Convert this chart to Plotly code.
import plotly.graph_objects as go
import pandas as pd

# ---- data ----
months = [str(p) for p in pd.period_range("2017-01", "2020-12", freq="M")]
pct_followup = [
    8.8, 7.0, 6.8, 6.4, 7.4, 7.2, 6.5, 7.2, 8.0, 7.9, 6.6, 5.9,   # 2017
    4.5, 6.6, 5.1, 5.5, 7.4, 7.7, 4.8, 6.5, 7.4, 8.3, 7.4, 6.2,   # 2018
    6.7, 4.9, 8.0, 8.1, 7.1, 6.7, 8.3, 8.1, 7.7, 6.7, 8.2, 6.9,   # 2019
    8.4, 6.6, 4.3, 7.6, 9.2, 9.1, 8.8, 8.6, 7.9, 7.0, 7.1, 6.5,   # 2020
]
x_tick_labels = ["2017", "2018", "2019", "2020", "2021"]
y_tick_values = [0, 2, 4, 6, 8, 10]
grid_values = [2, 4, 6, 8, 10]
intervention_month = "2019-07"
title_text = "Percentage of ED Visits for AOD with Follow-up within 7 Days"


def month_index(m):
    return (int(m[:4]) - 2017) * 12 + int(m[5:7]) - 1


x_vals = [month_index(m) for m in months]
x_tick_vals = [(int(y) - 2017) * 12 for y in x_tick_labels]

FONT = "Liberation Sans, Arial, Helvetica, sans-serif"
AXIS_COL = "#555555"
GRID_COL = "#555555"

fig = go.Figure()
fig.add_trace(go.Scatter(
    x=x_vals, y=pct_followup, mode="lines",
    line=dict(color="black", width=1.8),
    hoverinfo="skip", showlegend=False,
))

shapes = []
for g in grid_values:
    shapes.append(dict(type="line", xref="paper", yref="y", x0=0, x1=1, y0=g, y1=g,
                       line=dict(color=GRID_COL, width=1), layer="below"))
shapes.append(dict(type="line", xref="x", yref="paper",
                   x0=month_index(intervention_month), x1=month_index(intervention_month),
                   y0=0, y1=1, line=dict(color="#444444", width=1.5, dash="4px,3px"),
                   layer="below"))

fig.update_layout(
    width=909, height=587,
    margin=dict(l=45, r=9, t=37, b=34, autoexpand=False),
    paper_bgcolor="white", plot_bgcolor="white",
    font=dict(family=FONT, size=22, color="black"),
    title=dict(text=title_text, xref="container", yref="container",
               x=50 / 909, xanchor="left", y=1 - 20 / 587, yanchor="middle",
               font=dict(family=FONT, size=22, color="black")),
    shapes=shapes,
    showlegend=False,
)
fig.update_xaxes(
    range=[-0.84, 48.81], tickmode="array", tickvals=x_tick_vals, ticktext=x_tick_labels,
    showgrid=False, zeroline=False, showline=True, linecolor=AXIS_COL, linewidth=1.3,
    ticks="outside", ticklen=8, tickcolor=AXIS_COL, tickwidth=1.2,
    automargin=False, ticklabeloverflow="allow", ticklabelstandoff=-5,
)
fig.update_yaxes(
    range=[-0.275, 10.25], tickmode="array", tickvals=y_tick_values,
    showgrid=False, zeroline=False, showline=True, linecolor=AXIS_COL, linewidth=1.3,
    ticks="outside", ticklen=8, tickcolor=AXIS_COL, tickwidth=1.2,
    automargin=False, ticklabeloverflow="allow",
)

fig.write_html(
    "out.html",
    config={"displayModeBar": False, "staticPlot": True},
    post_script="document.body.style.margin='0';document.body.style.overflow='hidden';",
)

**DIRECTION**.
Word for word, reproduce the listing above from its start up to and including the line that has "import pandas as pd". Give only those lines.

**ANSWER TO THIS PROBLEM**.
Convert this chart to Plotly code.
import plotly.graph_objects as go
import pandas as pd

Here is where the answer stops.